Both Bank of Ireland and AIB have passed the stress tests carried out to establish how resilient they would be in difficult economic circumstances.
The test subjected the banks to a programme whereby the economy could deteriorate, and suffer further damage from problems with international sovereign loans.
Ninety-one banks across Europe were subjected to the test by the Committee of European Banking Supervisors. A total of seven failed.
In AIB's case, passing the test assumes that they would succeed in a €7.4bn plan to raise further capital by the end of the year.
If they fail to do so, the Government may have to step in to meet any shortfall in the capital requirements.
Bank of Ireland has already raised the capital required of it.
The banks had already passed more severe stress testing carried out by the Irish Financial Regulator in March.
The test was carried out under three scenarios: a benchmark scenario, an 'adverse' scenario and a worst-case scenario, which took into account the impact of potential losses on eurozone government bonds held by banks.
Bank of Ireland said that even in the third scenario, its Tier 1 capital ratio - a measure of banks' financial strength - would be 7.1%, well above the 6% needed to pass the test.
Analysts were watching to see how robust the latest European stress testing would be.
They feared that if too many banks got through, it would imply that the test would be meaningless.
Property lending specialist Hypo Real Estate was the only German bank to fail the stress tests. Five Spanish savings banks also failed to meet the criteria. A Greek bank state-controlled ATEbank
also failed the test.
France fared better, with all four of its major banks - BNP Paribas, Societe Generale, Credit Agricole and BPCE - passing with a clean bill of health.
Minister for Finance Brian Lenihan has welcomed the outcome of the tests for AIB and Bank of Ireland.
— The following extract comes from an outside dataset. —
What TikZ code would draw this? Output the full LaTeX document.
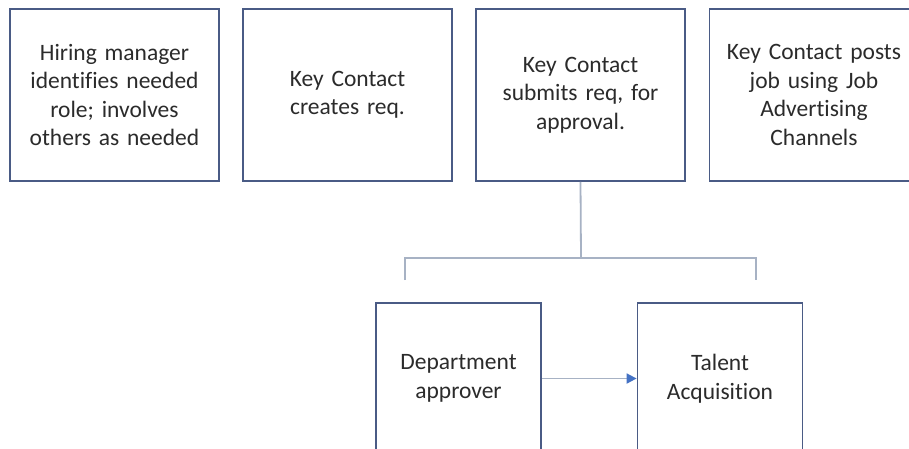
\documentclass[tikz,border=0pt]{standalone}
\usepackage{fontspec}
\setmainfont[Ligatures={NoCommon}]{Carlito}
\usetikzlibrary{arrows.meta}
\definecolor{boxline}{HTML}{4A5B85}
\definecolor{conn}{HTML}{A7B2C4}
\definecolor{arr}{HTML}{4472C4}
\definecolor{txt}{HTML}{2B2B2B}
\tikzset{
  stepbox/.style={draw=boxline, line width=1.8pt, fill=white, align=center, text=txt,
    inner sep=0pt, font=\fontsize{23.5}{28.5}\selectfont},
  topbox/.style={stepbox, minimum width=209pt, minimum height=172pt, text width=195pt},
  lowbox/.style={stepbox, minimum width=165pt, minimum height=151pt, text width=150pt},
  conn/.style={draw=conn, line width=1.8pt},
  arrowline/.style={draw=conn, line width=1.8pt, -{Triangle[length=10pt,width=10pt,fill=arr,color=arr]}}
}
\begin{document}
\begin{tikzpicture}[x=1pt,y=-1pt]
\useasboundingbox (0,0) rectangle (909,448);
\fill[white] (0,0) rectangle (909,448);
\clip (0,0) rectangle (909,448);
\node[topbox] (a) at (114.5,95) {Hiring manager\\identifies needed\\role; involves\\others as needed};
\node[topbox] (b) at (347.5,95) {Key Contact\\creates req.};
\node[topbox] (c) at (580.5,95) {Key Contact\\submits req, for\\approval.};
\node[topbox] (d) at (814,95) {Key Contact posts\\job using Job\\Advertising\\Channels};
\node[lowbox] (e) at (458.5,378.5) {Department\\approver};
\node[lowbox] (f) at (720,378.5) {Talent\\Acquisition};
\coordinate (j) at (581,258);
\coordinate (jl) at (405,258);
\coordinate (jr) at (756,258);
\draw[conn] (c.south) -- (j);
\draw[conn] (405,280) -- (jl) -- (jr) -- (756,280);
\draw[arrowline] (e.east) -- (f.west);
\end{tikzpicture}
\end{document}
He said they vindicated the financial targets set for the banks by the Central Bank and Financial Regulator earlier this year.
Minister Lenihan said he welcomed the increased transparency that the EU-wide test had brought to the banking system.
The minister also said that the Financial Regulator was in close contact with the banks to assess the results of the test and their implications, and in particular any need for recapitalisation.
However, he said the results of the worst-case scenario in the tests should not be considered as representative of the current position, saying they were based on 'extreme assumptions rather than expected outcomes'.
Meanwhile, an analyst with BGC Partners Howard Wheeldon has said there has been some scepticism that the tests were not tough enough.